The weather was nice--there was a cool breeze and the moon was high--so I decided to just walk home from 西北. I didn't really feel like taking a taxi. So I walked. Shinya and I continued to message each other, and he expressed concern that I was walking home alone in the dark.

This is Kotoen. This is Nishinomiya. I am 169cm tall. I am dressed in black. Nobody is going to mess with me. I'm the only girl I know in Japan who has been here a substantial amount of time and hasn't gotten felt up in a train. I've been leered at, but almost always through dark glass. Even when I first came to Japan, way back in high school, a drunk man leaned across me so he could look at the boobs on the girl next to me. The only people who noticed me walking home were cabbies trying to pick up customers. They didn't stop.

It took me a lot longer to get home than I thought it would. Mostly because I was messaging Shinya most of the time. It's hard to walk quickly when you're concentrating on a tiny glowing screen in your hand. I cut through Carolyn's development and headed up the hill that way. There was a red ring around the moon. Well, it was more of a rusty orange, but it was beautiful and strange. I stopped near my apartment to look at it, but a cop passed me and gave me a strange look, so I headed up before she came back around.

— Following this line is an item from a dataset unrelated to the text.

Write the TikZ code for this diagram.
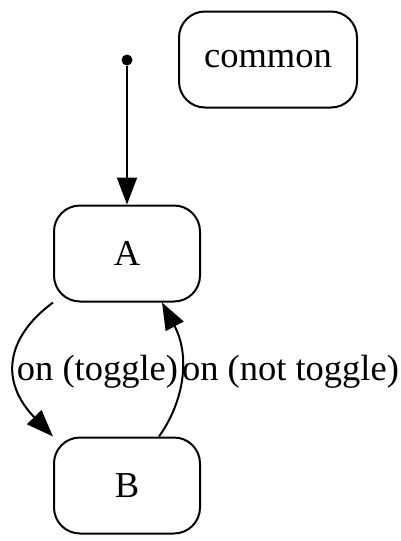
\documentclass[tikz,border=0pt]{standalone}
\usepackage{fontspec}
\setmainfont{Liberation Serif}
\usetikzlibrary{arrows.meta}
\begin{document}
\begin{tikzpicture}[x=1pt,y=-1pt,
  state/.style={draw, line width=2pt, rounded corners=26pt, inner sep=0pt,
    minimum width=146pt, minimum height=96pt,
    font=\fontsize{36.5}{40}\selectfont},
  lbl/.style={anchor=base, inner sep=0pt, font=\fontsize{36.5}{40}\selectfont},
  edge/.style={line width=2pt, -{Triangle[length=27pt,width=20pt]}}]
  \useasboundingbox (0,0) rectangle (400,541);
  % initial pseudo-state
  \node[circle, fill, inner sep=0pt, minimum size=11pt] (init) at (127,60) {};
  % states
  \node[state, minimum width=178pt] (common) at (268,59.5) {common};
  \node[state] (A) at (127,253.5) {A};
  \node[state] (B) at (127,485.5) {B};
  % transitions
  \draw[edge] (init) -- (A.north);
  \draw[edge] (A.south west) .. controls (5,338) and (0,382) .. (B.north west);
  \draw[edge] ([xshift=32pt]B.north) .. controls (185,400) and (190,355) .. ([xshift=35pt]A.south);
  % transition labels
  \node[lbl] (t1) at (97.5,380) {on (toggle)};
  \node[lbl] (t2) at (290.5,380) {on (not toggle)};
\end{tikzpicture}
\end{document}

I entered my dark apartment and took off my clothes, but avoided showering. After half an hour or so, I got a frantic email from Shinya, asking if I had gotten home okay. Doubt closed the door on its way out.

I smiled.


( 1 comment — Leave a comment )
Nov. 29th, 2004 12:21 pm (UTC)
This is a very well-written post. (I can't say it's nice, because doubt sucks!) But Abby, you're awesome!


PS: There are female cops in Japan? They allow that there? There seem to be few enough here!